By March 23, 2020July 2nd, 2020News
St Mary's College water rocket launch

Learning how things fly is a game of numbers and on Friday 13 March, 250 female secondary students from Ipswich launched more than 300 rockets towards getting more girls in aviation and aerospace careers.

Currently females account for only 6% of aeroplane pilots, 8% of aerospace engineers and 3% of aircraft maintenance engineers, with the first Girls in Aerospace STEM Day championing the many different STEM career options available for women, funded through a Queensland Women’s Week community grant.

Students from St Mary’s College, Ipswich and St Augustine’s College, Springfield were invited to gain an introduction to aerospace theory, constructing and launching their own water rockets made from repurposed materials, then later launching 100 chemical rockets over 100 metres in the air.

As part of the day, students had the opportunity to ask questions of an all-female panel of industry professionals including RAAF Pilot Mel Russell, UQ Aerospace Engineer Isabelle Flemming, Aeropower Helicopter Pilot Alanna Carew and GE Aviation Aircraft Maintenance Engineer Jodie Fair, who shared their advice for aviation and aerospace careers.

And the common theme of advice was to get out there and have a go. “The best advice I can give is to say ‘yes’ to things,” said RAAF Pilot Mel Russell, who shared about her career in military aviation taking her around the world.

UQ Aerospace Engineer Isabelle Flemming agreed saying, “You don’t get one go at this—there are lots of goes. Fail as much as you can by trying new things and working out what’s not for you.

“Don’t box yourself into labels. These experiences will take you wherever you want,” said Ms Flemming.

“Get used to being uncomfortable,” said Aircraft Maintenance Engineer Ms Fair, who spoke of loving planes and flight from an early age, but didn’t want to be a pilot. Instead she wanted to work with her hands and would love to get into the growing Australian space industry.

“Don’t listen to anyone who says you can’t do it,” Ms Fair said.

The Girls in Aerospace STEM was organised by the Queensland Rocketry Society and STEM education provider It’s Rocket Science Adventures.

Member of Queensland Rocketry Society, Petar Nikolic said that the event was a great way to promote rocketry and STEM careers for young women, saying, “Sally Ride, the first US woman in space, said ‘Young girls need to see role models in whatever careers they may choose, just so they can picture themselves doing those jobs someday. You can’t be what you can’t see.’

“Getting hands-on with the rockets and talking to people who live and breathe aerospace is a fantastic opportunity for these young women,” said Mr Nikolic.

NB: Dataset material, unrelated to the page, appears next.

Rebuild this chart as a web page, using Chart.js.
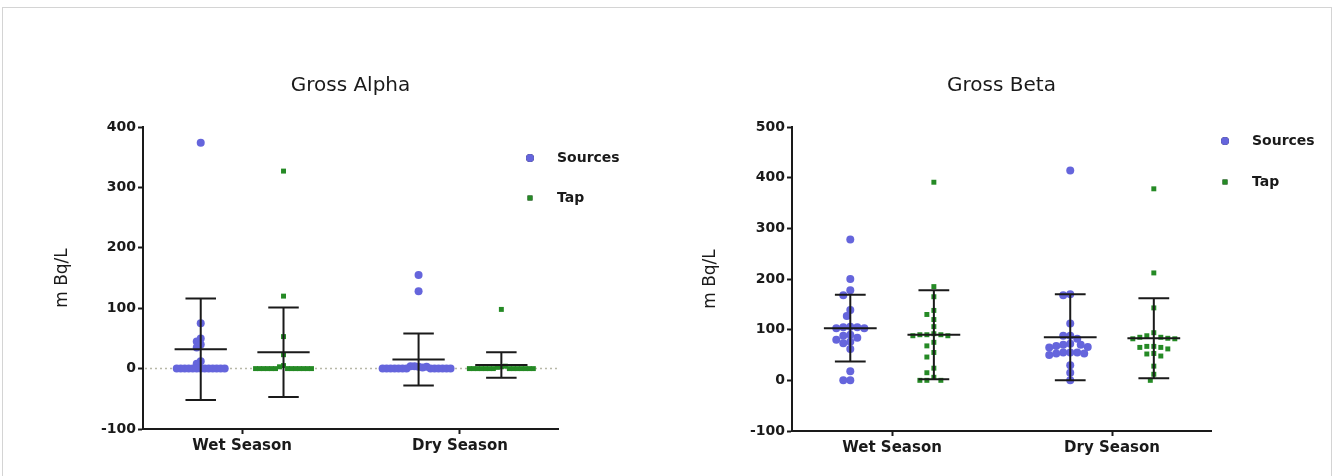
<!DOCTYPE html>
<html>
<head>
<meta charset="utf-8">
<script src="https://cdn.jsdelivr.net/npm/chart.js@4/dist/chart.umd.min.js"></script>
<style>
  body { margin: 0; background: #fff; }
  #frame { position: absolute; left: 2px; top: 7px; width: 1330px; height: 480px; border: 1px solid #d4d4d4; box-sizing: border-box; }
  canvas { position: absolute; top: 0; }
</style>
</head>
<body>
<div id="frame"></div>
<canvas id="alphaChart" width="667" height="476" style="left:0"></canvas>
<canvas id="betaChart" width="668" height="476" style="left:667px"></canvas>
<script>
// categories / series
const seasons = ["Wet Season", "Dry Season"];
const seriesNames = ["Sources", "Tap"];

// Gross Alpha, mBq/L
const alphaSourcesWet = [374, 75, 50, 45, 40, 35, 12, 8, 0, 0, 0, 0, 0, 0, 0, 0, 0, 0, 0, 0, 0];
const alphaTapWet = [327, 120, 53, 23, 5, 3, 0, 0, 0, 0, 0, 0, 0, 0, 0, 0, 0, 0, 0];
const alphaSourcesDry = [155, 128, 3, 4, 2, 4, 3, 0, 0, 0, 0, 0, 0, 0, 0, 0, 0, 0, 0, 0];
const alphaTapDry = [98, 3, 2, 4, 0, 0, 0, 0, 0, 0, 0, 0, 0, 0, 0, 0, 0, 0];
const alphaSourcesMean = [32, 15];
const alphaSourcesSD = [84, 43];
const alphaTapMean = [27, 6];
const alphaTapSD = [74, 21];
const alphaTicks = [-100, 0, 100, 200, 300, 400];

// Gross Beta, mBq/L
const betaSourcesWet = [278, 200, 178, 168, 139, 127, 106, 105, 105, 103, 103, 90, 88, 84, 80, 76, 73, 62, 18, 0, 0];
const betaTapWet = [391, 185, 165, 138, 130, 120, 106, 92, 90, 90, 90, 88, 88, 75, 68, 55, 46, 24, 15, 6, 0, 0, 0];
const betaSourcesDry = [414, 170, 168, 112, 88, 88, 82, 72, 70, 70, 68, 66, 65, 55, 55, 55, 53, 53, 50, 30, 15, 0];
const betaTapDry = [378, 212, 143, 94, 88, 85, 85, 83, 82, 82, 67, 67, 65, 65, 62, 53, 52, 48, 28, 12, 0];
const betaSourcesMean = [103, 85];
const betaSourcesSD = [66, 85];
const betaTapMean = [90, 83];
const betaTapSD = [88, 79];
const betaTicks = [-100, 0, 100, 200, 300, 400, 500];

const FONT = "'DejaVu Sans', 'Liberation Sans', Arial, sans-serif";
const BLUE = "#6565dc";
const GREEN = "#258a25";
const INK = "#1a1a1a";

// spread points sideways so equal values don't sit on top of each other (pixel units)
function swarm(vals, yPx, gap) {
  const placed = [];
  return vals.map(v => {
    const py = v * yPx;
    for (let k = 0; ; k++) {
      const off = k === 0 ? 0 : (k % 2 ? -1 : 1) * Math.ceil(k / 2) * gap / 2;
      if (placed.every(p => (p.x - off) ** 2 + (p.y - py) ** 2 >= gap * gap)) {
        placed.push({ x: off, y: py });
        return off;
      }
    }
  });
}

function toPoints(lists, shift, g) {
  return lists.flatMap((vals, i) => {
    const jit = swarm(vals, g.yPx, g.gap);
    return vals.map((v, j) => ({ x: i + shift + jit[j] / g.xPx, y: v }));
  });
}

// mean line + SD whiskers
const errorBars = {
  id: "errorBars",
  afterDatasetsDraw(chart) {
    const { ctx, scales: { x, y } } = chart;
    ctx.save();
    ctx.strokeStyle = INK;
    ctx.lineWidth = 2;
    chart.data.datasets.forEach(ds => {
      ds.mean.forEach((m, i) => {
        const cx = i + ds.shift;
        const top = y.getPixelForValue(m + ds.sd[i]);
        const bot = y.getPixelForValue(m - ds.sd[i]);
        const my = y.getPixelForValue(m);
        const px = x.getPixelForValue(cx);
        const wMean = x.getPixelForValue(cx + 0.12) - px;
        const wCap = x.getPixelForValue(cx + 0.07) - px;
        ctx.beginPath();
        ctx.moveTo(px, top); ctx.lineTo(px, bot);
        ctx.moveTo(px - wMean, my); ctx.lineTo(px + wMean, my);
        ctx.moveTo(px - wCap, top); ctx.lineTo(px + wCap, top);
        ctx.moveTo(px - wCap, bot); ctx.lineTo(px + wCap, bot);
        ctx.stroke();
      });
    });
    ctx.restore();
  }
};

const zeroLine = {
  id: "zeroLine",
  beforeDatasetsDraw(chart) {
    const { ctx, chartArea: a, scales: { y } } = chart;
    const py = y.getPixelForValue(0);
    ctx.save();
    ctx.strokeStyle = "#b8b8a8";
    ctx.lineWidth = 1.5;
    ctx.setLineDash([2, 3]);
    ctx.beginPath();
    ctx.moveTo(a.left + 2, py);
    ctx.lineTo(a.right, py);
    ctx.stroke();
    ctx.restore();
  }
};

const seriesLegend = {
  id: "seriesLegend",
  afterDraw(chart, args, opts) {
    const { ctx } = chart;
    ctx.save();
    ctx.font = "bold 14px " + FONT;
    ctx.textBaseline = "middle";
    ctx.fillStyle = INK;
    chart.data.datasets.forEach((ds, i) => {
      const y = opts.y + i * opts.step;
      Chart.helpers.drawPoint(ctx, {
        pointStyle: ds.pointStyle, radius: ds.pointRadius, borderWidth: 0
      }, opts.x, y);
      ctx.fillStyle = ds.backgroundColor;
      ctx.fill();
      ctx.fillStyle = INK;
      ctx.fillText(ds.label, opts.x + 27, y);
    });
    ctx.restore();
  }
};

function makeChart(id, cfg) {
  const g = cfg.geom;
  const plugins = [errorBars, seriesLegend];
  if (cfg.zero) plugins.push(zeroLine);
  return new Chart(document.getElementById(id), {
    type: "scatter",
    data: {
      datasets: [
        {
          label: seriesNames[0],
          data: toPoints(cfg.sources, -0.19, g),
          pointStyle: "circle", pointRadius: 4, borderWidth: 0,
          backgroundColor: BLUE,
          mean: cfg.sourcesMean, sd: cfg.sourcesSD, shift: -0.19
        },
        {
          label: seriesNames[1],
          data: toPoints(cfg.tap, 0.19, g),
          pointStyle: "rect", pointRadius: 3.5, borderWidth: 0,
          backgroundColor: GREEN,
          mean: cfg.tapMean, sd: cfg.tapSD, shift: 0.19
        }
      ]
    },
    options: {
      responsive: false,
      animation: false,
      layout: { padding: { left: g.padLeft, right: g.padRight, top: 0, bottom: 0 } },
      plugins: {
        legend: { display: false },
        tooltip: { enabled: false },
        title: {
          display: true, text: cfg.title, fullSize: false,
          color: INK, font: { family: FONT, size: 20, weight: "normal" },
          padding: { top: 74, bottom: 29 }
        },
        seriesLegend: g.legend
      },
      scales: {
        x: {
          type: "linear", min: -0.455, max: 1.45,
          afterBuildTicks: s => { s.ticks = seasons.map((_, i) => ({ value: i })); },
          afterFit: s => { s.height = g.xHeight; },
          ticks: {
            callback: v => seasons[v], color: INK, padding: 3,
            font: { family: FONT, size: 15, weight: "bold" }, maxRotation: 0
          },
          grid: { drawOnChartArea: false, drawTicks: true, tickLength: 5, tickWidth: 2, tickColor: INK },
          border: { display: true, color: INK, width: 2 }
        },
        y: {
          min: cfg.yTicks[0], max: cfg.yTicks[cfg.yTicks.length - 1],
          afterBuildTicks: s => { s.ticks = cfg.yTicks.map(v => ({ value: v })); },
          afterFit: s => { s.width = g.yWidth; },
          ticks: { color: INK, padding: 2, font: { family: FONT, size: 14, weight: "bold" } },
          grid: { drawOnChartArea: false, drawTicks: true, tickLength: 5, tickWidth: 2, tickColor: INK },
          border: { display: true, color: INK, width: 2 },
          title: { display: true, text: "m Bq/L", color: INK, font: { family: FONT, size: 17 } }
        }
      }
    },
    plugins
  });
}

makeChart("alphaChart", {
  title: "Gross Alpha",
  sources: [alphaSourcesWet, alphaSourcesDry],
  tap: [alphaTapWet, alphaTapDry],
  sourcesMean: alphaSourcesMean, sourcesSD: alphaSourcesSD,
  tapMean: alphaTapMean, tapSD: alphaTapSD,
  yTicks: alphaTicks,
  zero: true,
  geom: {
    padLeft: 48, padRight: 109, yWidth: 95, xHeight: 47,
    xPx: 218, yPx: 0.604, gap: 4,
    legend: { x: 530, y: 158, step: 40 }
  }
});

makeChart("betaChart", {
  title: "Gross Beta",
  sources: [betaSourcesWet, betaSourcesDry],
  tap: [betaTapWet, betaTapDry],
  sourcesMean: betaSourcesMean, sourcesSD: betaSourcesSD,
  tapMean: betaTapMean, tapSD: betaTapSD,
  yTicks: betaTicks,
  zero: false,
  geom: {
    padLeft: 29, padRight: 124, yWidth: 96, xHeight: 45,
    xPx: 220, yPx: 0.507, gap: 7,
    legend: { x: 558, y: 141, step: 41 }
  }
});
</script>
</body>
</html>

It’s Rocket Science Adventures Founder Cran Middlecoat, who is himself an airline pilot, praised the work of leading female CEOs in aerospace for inspiring young women to pursue STEM based careers.

“People like Carley Scott, Megan Clarke and Lisa Harvey-Smith are doing great things to inspire girls to pursue aerospace careers, but when only 6% of pilots are women, we need to keep inspiring women at grass roots levels,” said Mr Middlecoat.

“Flight and space science is not just for the boys—that’s why our school programs and events such as these are so important—they create career pathways and show how exciting the science, technology, engineering and maths curriculum can be.”

As a recent member of the Queensland Government’s Aerospace Gateway to Industry Schools program, St Mary’s College Ipswich was seen as the ideal school to host the event.

College Principal Judith Finan said, “As a new Aerospace Gateway to Industry School, we have introduced vocational pathways including a Certificate III in aviation and Certificate II in Engineering,” said Ms Finan.

“In advocating for young women in the Science, Mathematics, Technologies and Engineering fields, the College is committed to sourcing pathway opportunities where our girls will be valued and situated well for success,” she said.